Positive Signs in Third Quarter Suggest Stronger 2012
- Nov 30, 2011
Signs of improvement exhibited during the third quarter suggest suggest a stable foundation for the San Antonio real estate market in 2012. At least that’s what commercial real estate services firm NAI REOC suggests.
This is despite some negative trends. In the third quarter, the company measured an average office vacancy rate of 19.9 percent citywide. That was an increase from 18.7 percent in the same quarter of the previous year, and the downtown market was particularly hurt by the departure of AT&T, which vacated about 300,000 square feet of space, causing the submarket’s vacancy rate to rise to about 30 percent. AT&T could vacate another 430,000 square feet of space at McCullough Avenue next year, causing an additional hole in the downtown office market. Meanwhile, the suburban office market recorded a net absorption of only 99,500 square feet.

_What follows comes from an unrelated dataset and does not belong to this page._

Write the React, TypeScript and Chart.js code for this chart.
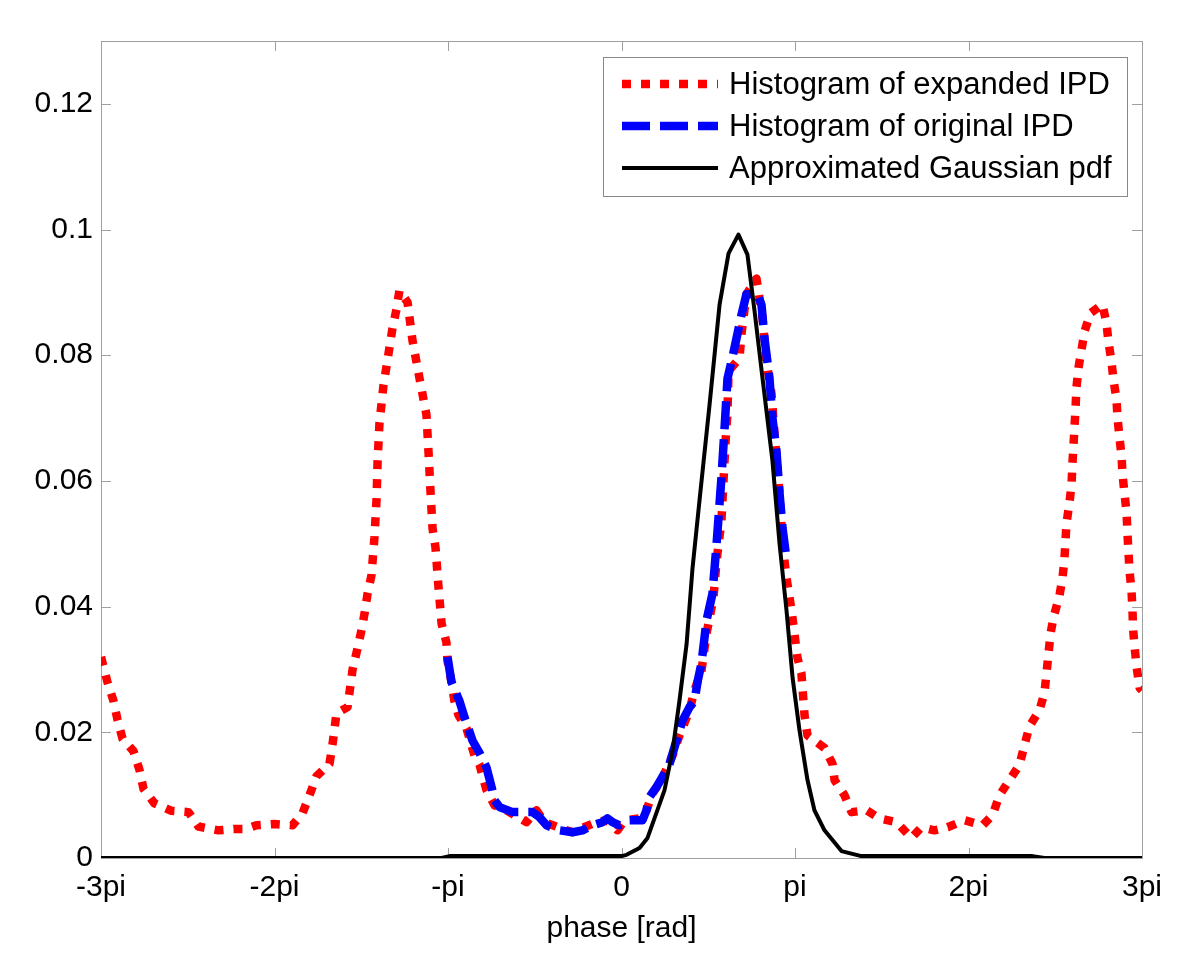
import React, { useEffect, useRef } from "react";
import { Chart, registerables } from "chart.js";

Chart.register(...registerables);

// x values are expressed in multiples of pi
const xTickValues = [-3, -2, -1, 0, 1, 2, 3];
const xTickLabels = ["-3pi", "-2pi", "-pi", "0", "pi", "2pi", "3pi"];
const yTickValues = [0, 0.02, 0.04, 0.06, 0.08, 0.1, 0.12];
const yTickLabels = ["0", "0.02", "0.04", "0.06", "0.08", "0.1", "0.12"];
const xAxisTitle = "phase [rad]";
const seriesNames = [
  "Histogram of expanded IPD",
  "Histogram of original IPD",
  "Approximated Gaussian pdf",
];

const expandedX = [
  -3.0, -2.963, -2.928, -2.905, -2.876, -2.813, -2.778, -2.755, -2.692, -2.594,
  -2.496, -2.438, -2.323, -2.236, -2.167, -2.104, -2.0, -1.896, -1.839, -1.798,
  -1.758, -1.683, -1.666, -1.643, -1.579, -1.55, -1.522, -1.499, -1.481, -1.464,
  -1.441, -1.424, -1.412, -1.406, -1.395, -1.372, -1.354, -1.32, -1.297, -1.28,
  -1.233, -1.205, -1.164, -1.124, -1.112, -1.101, -1.089, -1.072, -1.055, -1.037,
  -1.009, -1.003, -0.98, -0.963, -0.939, -0.893, -0.847, -0.818, -0.778, -0.732,
  -0.663, -0.548, -0.49, -0.444, -0.357, -0.282, -0.225, -0.144, -0.086, -0.023,
  0.017, 0.104, 0.144, 0.179, 0.236, 0.294, 0.334, 0.392, 0.421, 0.461,
  0.49, 0.53, 0.548, 0.576, 0.599, 0.611, 0.617, 0.68, 0.692, 0.72,
  0.778, 0.813, 0.836, 0.865, 0.882, 0.911, 0.928, 0.951, 0.98, 1.014,
  1.037, 1.055, 1.072, 1.17, 1.216, 1.228, 1.285, 1.326, 1.412, 1.487,
  1.585, 1.671, 1.729, 1.804, 1.879, 1.977, 2.081, 2.138, 2.179, 2.236,
  2.294, 2.323, 2.352, 2.409, 2.438, 2.45, 2.461, 2.473, 2.49, 2.524,
  2.542, 2.553, 2.559, 2.565, 2.582, 2.594, 2.599, 2.605, 2.611, 2.617,
  2.622, 2.634, 2.651, 2.669, 2.703, 2.772, 2.795, 2.807, 2.824, 2.836,
  2.853, 2.859, 2.87, 2.882, 2.888, 2.899, 2.911, 2.916, 2.922, 2.928,
  2.939, 2.945, 2.948, 2.957, 2.968, 2.986, 3.0,
];
const expandedY = [
  0.032, 0.028, 0.025, 0.022, 0.019, 0.017, 0.014, 0.011, 0.0087, 0.0075,
  0.0073, 0.005, 0.0044, 0.0046, 0.0046, 0.0052, 0.0054, 0.0052, 0.0071, 0.01,
  0.013, 0.015, 0.018, 0.023, 0.024, 0.03, 0.0333, 0.0362, 0.0389, 0.042,
  0.045, 0.051, 0.057, 0.063, 0.0692, 0.0752, 0.0783, 0.0843, 0.0873, 0.0903,
  0.0884, 0.0824, 0.0763, 0.0705, 0.0644, 0.0584, 0.0524, 0.0494, 0.0432, 0.0373,
  0.0343, 0.0314, 0.028, 0.025, 0.0227, 0.0206, 0.0163, 0.0148, 0.0108, 0.0084,
  0.0076, 0.0057, 0.0076, 0.0057, 0.0048, 0.0041, 0.0048, 0.0057, 0.006, 0.0044,
  0.006, 0.0063, 0.0076, 0.0103, 0.0127, 0.0163, 0.0195, 0.0235, 0.0267, 0.0298,
  0.0357, 0.0414, 0.0473, 0.0537, 0.0659, 0.0711, 0.0775, 0.0795, 0.0835, 0.0897,
  0.0922, 0.0859, 0.079, 0.0738, 0.0675, 0.058, 0.05, 0.0446, 0.0394, 0.0319,
  0.0294, 0.0227, 0.0195, 0.0175, 0.015, 0.0124, 0.01, 0.0073, 0.0076, 0.0063,
  0.0057, 0.0032, 0.0049, 0.0044, 0.0049, 0.006, 0.0052, 0.0068, 0.01, 0.0124,
  0.0148, 0.018, 0.021, 0.0235, 0.0263, 0.0295, 0.0325, 0.0357, 0.0383, 0.0417,
  0.0446, 0.0476, 0.0505, 0.0533, 0.0565, 0.0595, 0.0627, 0.0656, 0.0686, 0.0716,
  0.0748, 0.078, 0.0808, 0.0838, 0.0867, 0.0881, 0.0851, 0.0821, 0.079, 0.076,
  0.073, 0.07, 0.067, 0.064, 0.061, 0.058, 0.055, 0.0518, 0.0487, 0.0457,
  0.0427, 0.0397, 0.0367, 0.0337, 0.0306, 0.0271, 0.0267,
];

const originalX = [
  -1.003, -0.98, -0.934, -0.905, -0.859, -0.818, -0.778, -0.749, -0.732, -0.703,
  -0.628, -0.513, -0.473, -0.432, -0.357, -0.282, -0.225, -0.167, -0.11, -0.081,
  -0.052, -0.012, 0.046, 0.121, 0.144, 0.161, 0.202, 0.236, 0.277, 0.317,
  0.352, 0.392, 0.421, 0.438, 0.461, 0.49, 0.524, 0.548, 0.576, 0.594,
  0.611, 0.634, 0.663, 0.692, 0.72, 0.784, 0.807, 0.824, 0.853, 0.87,
  0.893, 0.911, 0.928, 0.951,
];
const originalY = [
  0.032, 0.028, 0.025, 0.0224, 0.0187, 0.0167, 0.0144, 0.0113, 0.0092, 0.0081,
  0.0073, 0.0073, 0.0065, 0.0052, 0.0044, 0.0041, 0.0044, 0.0052, 0.0057, 0.0063,
  0.0057, 0.0052, 0.006, 0.006, 0.0076, 0.0097, 0.0113, 0.0129, 0.015, 0.0187,
  0.0219, 0.024, 0.025, 0.028, 0.031, 0.0378, 0.042, 0.05, 0.0605, 0.0684,
  0.0763, 0.079, 0.0827, 0.0865, 0.0897, 0.0897, 0.088, 0.0827, 0.0763, 0.07,
  0.0648, 0.058, 0.0525, 0.0476,
];

const gaussX = [
  -3.0, -1.037, -0.991, 0.0, 0.029, 0.104, 0.15, 0.19, 0.248, 0.294,
  0.334, 0.375, 0.409, 0.45, 0.507, 0.565, 0.617, 0.674, 0.726, 0.767,
  0.813, 0.87, 0.911, 0.951, 0.986, 1.026, 1.072, 1.112, 1.17, 1.268,
  1.383, 2.369, 2.438, 3.0,
];
const gaussY = [
  0.0, 0.0, 0.0003, 0.0003, 0.0005, 0.0016, 0.0032, 0.0063, 0.0108, 0.017,
  0.025, 0.034, 0.046, 0.057, 0.072, 0.088, 0.0962, 0.0992, 0.096, 0.087,
  0.0763, 0.0632, 0.05, 0.0394, 0.0287, 0.0203, 0.0124, 0.0076, 0.0044, 0.0011,
  0.0003, 0.0003, 0.0, 0.0,
];

const FONT = "'Liberation Sans', Arial, Helvetica, sans-serif";

const seriesStyles = [
  { color: "#ff0000", width: 8.5, dash: [9, 10] },
  { color: "#0000ff", width: 8.5, dash: [28, 10] },
  { color: "#000000", width: 4, dash: [] as number[] },
];

const zip = (xs: number[], ys: number[]) => xs.map((x, i) => ({ x, y: ys[i] }));

const framePlugin = {
  id: "matlabFrame",
  beforeDatasetsDraw(chart: any) {
    const { ctx, chartArea: a, scales } = chart;
    ctx.save();
    ctx.strokeStyle = "#a0a0a0";
    ctx.lineWidth = 1;
    ctx.strokeRect(a.left + 0.5, a.top + 0.5, a.right - a.left, a.bottom - a.top);
    const tl = 10;
    ctx.beginPath();
    xTickValues.forEach((v) => {
      const px = Math.round(scales.x.getPixelForValue(v)) + 0.5;
      ctx.moveTo(px, a.bottom);
      ctx.lineTo(px, a.bottom - tl);
      ctx.moveTo(px, a.top);
      ctx.lineTo(px, a.top + tl);
    });
    yTickValues.forEach((v) => {
      const py = Math.round(scales.y.getPixelForValue(v)) + 0.5;
      ctx.moveTo(a.left, py);
      ctx.lineTo(a.left + tl, py);
      ctx.moveTo(a.right, py);
      ctx.lineTo(a.right - tl, py);
    });
    ctx.stroke();
    ctx.restore();
  },
  afterDraw(chart: any) {
    const { ctx, chartArea: a } = chart;
    // legend box in the upper right corner of the axes
    const right = a.right - 15;
    const top = a.top + 16;
    const rowH = 42;
    const boxW = 524;
    const boxH = 139;
    const left = right - boxW;
    ctx.save();
    ctx.fillStyle = "#ffffff";
    ctx.fillRect(left, top, boxW, boxH);
    ctx.strokeStyle = "#888888";
    ctx.lineWidth = 1;
    ctx.strokeRect(left + 0.5, top + 0.5, boxW, boxH);
    ctx.font = `31px ${FONT}`;
    ctx.textBaseline = "middle";
    ctx.textAlign = "left";
    seriesNames.forEach((name, i) => {
      const y = top + 27 + i * rowH;
      const s = seriesStyles[i];
      ctx.beginPath();
      ctx.strokeStyle = s.color;
      ctx.lineWidth = s.width;
      ctx.lineCap = "butt";
      ctx.setLineDash(s.dash);
      ctx.moveTo(left + 19, y);
      ctx.lineTo(left + 115, y);
      ctx.stroke();
      ctx.setLineDash([]);
      ctx.fillStyle = "#000000";
      ctx.fillText(name, left + 126, y + 1);
    });
    ctx.restore();
  },
};

export default function App() {
  const canvasRef = useRef<HTMLCanvasElement | null>(null);

  useEffect(() => {
    if (!canvasRef.current) return;
    const seriesData = [
      zip(expandedX, expandedY),
      zip(originalX, originalY),
      zip(gaussX, gaussY),
    ];
    const chart = new Chart(canvasRef.current, {
      type: "line",
      data: {
        datasets: seriesNames.map((name, i) => ({
          label: name,
          data: seriesData[i],
          borderColor: seriesStyles[i].color,
          borderWidth: seriesStyles[i].width,
          borderDash: seriesStyles[i].dash,
          borderCapStyle: "butt",
          borderJoinStyle: "round",
          pointRadius: 0,
          fill: false,
          tension: 0,
          order: 3 - i,
        })),
      },
      options: {
        animation: false,
        responsive: false,
        layout: { padding: { left: 0, right: 58, top: 41, bottom: 0 } },
        plugins: {
          legend: { display: false },
          tooltip: { enabled: false },
        },
        scales: {
          x: {
            type: "linear",
            min: -3,
            max: 3,
            grid: { display: false, drawTicks: false },
            border: { display: false },
            afterBuildTicks: (scale: any) => {
              scale.ticks = xTickValues.map((v) => ({ value: v }));
            },
            afterFit: (scale: any) => {
              scale.height = 108;
            },
            ticks: {
              color: "#000",
              font: { family: FONT, size: 30 },
              padding: 12,
              maxRotation: 0,
              autoSkip: false,
              callback: (v: any) => xTickLabels[xTickValues.indexOf(Number(v))] ?? "",
            },
            title: {
              display: true,
              text: xAxisTitle,
              color: "#000",
              font: { family: FONT, size: 30 },
              padding: { top: 0, bottom: 19 },
            },
          },
          y: {
            type: "linear",
            min: 0,
            max: 0.13,
            grid: { display: false, drawTicks: false },
            border: { display: false },
            afterBuildTicks: (scale: any) => {
              scale.ticks = yTickValues.map((v) => ({ value: v }));
            },
            afterFit: (scale: any) => {
              scale.width = 101;
            },
            ticks: {
              color: "#000",
              font: { family: FONT, size: 30 },
              padding: 8,
              autoSkip: false,
              callback: (v: any) => {
                const idx = yTickValues.findIndex((t) => Math.abs(t - Number(v)) < 1e-9);
                return idx >= 0 ? yTickLabels[idx] : "";
              },
            },
          },
        },
      },
      plugins: [framePlugin],
    });
    return () => chart.destroy();
  }, []);

  return (
    <div style={{ position: "absolute", left: 0, top: 0, width: 1200, height: 966, background: "#fff" }}>
      <canvas ref={canvasRef} width={1200} height={966} />
    </div>
  );
}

Yet the Central Business District saw some major leasing transactions, including HVHC Inc.’s move into IBC Centre. The third quarter activity generated 165,530 square feet of positive net absorption, helping to offset losses posted by the departure of AT&T. Overall, the vacancy rate in the CBD remained stable at 24 percent.
And while there could be a minor setback in the retail market during the last quarter of 2011 due to the closing of three shopping centers–Borders bookstores, The Forum and Huebner Oaks shopping center–it did exhibit improved leasing activity in the third quarter, thanks to 92,032 square feet of positive net absorption citywide. Overall, the vacancy rate declined slightly during that quarter, to 12.8 percent, while rental rates grew to an average of $18.70 per square foot, up from last year’s $17.92.
Although the office and retail markets could still record some minor setbacks in the near future, 2012 appears to be a positive year for the city’s commercial real estate market. Major companies are expected to expand or relocate there due to factors like the strong business environment and the state’s economy.